Now let’s check how to publish your analysis

  1. From the same share with others tab click Publish button

  1. Confirm and congrats - your work has been published in CAP!
  2. Go to the home page and check what has changed in your dashboard
    • did numbers on your analysis chart changed?
    • can you find your analysis in published in collaboration list?
    • can you see analysis of your colleagues?

Key Points

  • CAP has two types of entries - drafts and published

  • Draft can be shared by author with other people

  • Published is a versioned snapshot of your work, that becomes visible to all the members of collaboration

  • Once published analysis cannot be deleted - but allows changes and republish with a new version number


How to search

Overview

Teaching: 5 min
Exercises: 10 min
Questions
  • How can I find analysis using specific datasets, triggers

  • How can I find analysis with this CADI ID

Objectives
  • Learn how to search in CAP

Find your analysis

So we ask users to provide us with all this information, but how can we find it later?

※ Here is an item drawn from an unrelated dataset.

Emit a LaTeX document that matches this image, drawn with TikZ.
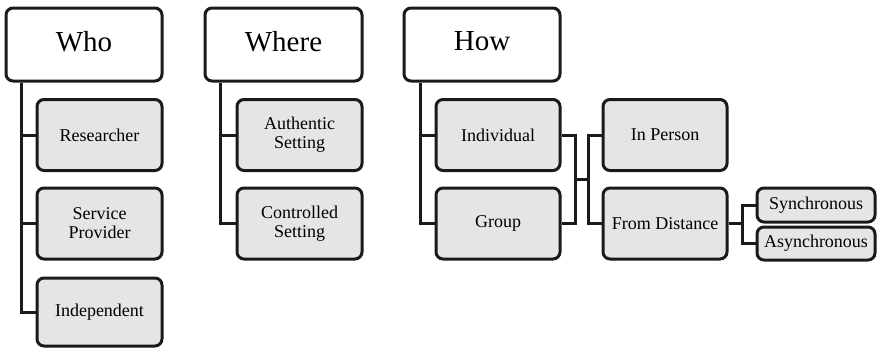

At the top of the page you can see a searchbar. As you start typing, you’ll see two options in the dropdown:

You already know the difference between those two, so just so you know, the default search (when you don’t click any option) is a search in published.

First, let’s try to search in drafts to find your analysis

  1. Type in a searchbar title of your analysis and pick search in drafts in the dropdown
  2. Find your analysis in the search results

Now let’s try to search some published analysis:

  1. Type in a searchbar and pick search in published
     dataset:/DoubleMu*/*
    
  2. Use filters on the left side to filter by your working group (try few of them and see how results are changing)

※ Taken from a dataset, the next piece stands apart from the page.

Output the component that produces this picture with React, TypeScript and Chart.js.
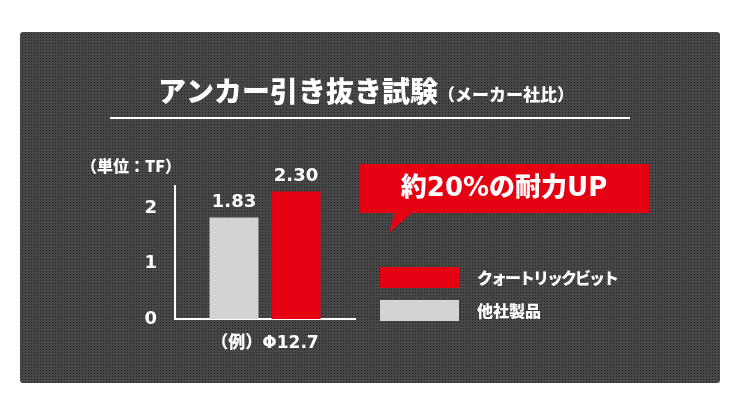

  1. Now try to search for an analysis with a specific CADI ID. Type in a searchbar
     BTV-13-001
    
  2. Or to find all analysis from this year in this working group
     BTV-13-*
    
  3. Try your own queries! Click on the ? next to the searchbar to find out more about search queries

Key Points

  • CAP entries can be searched (among many other options) by triggers, datasets, working groups, CADI ID, etc.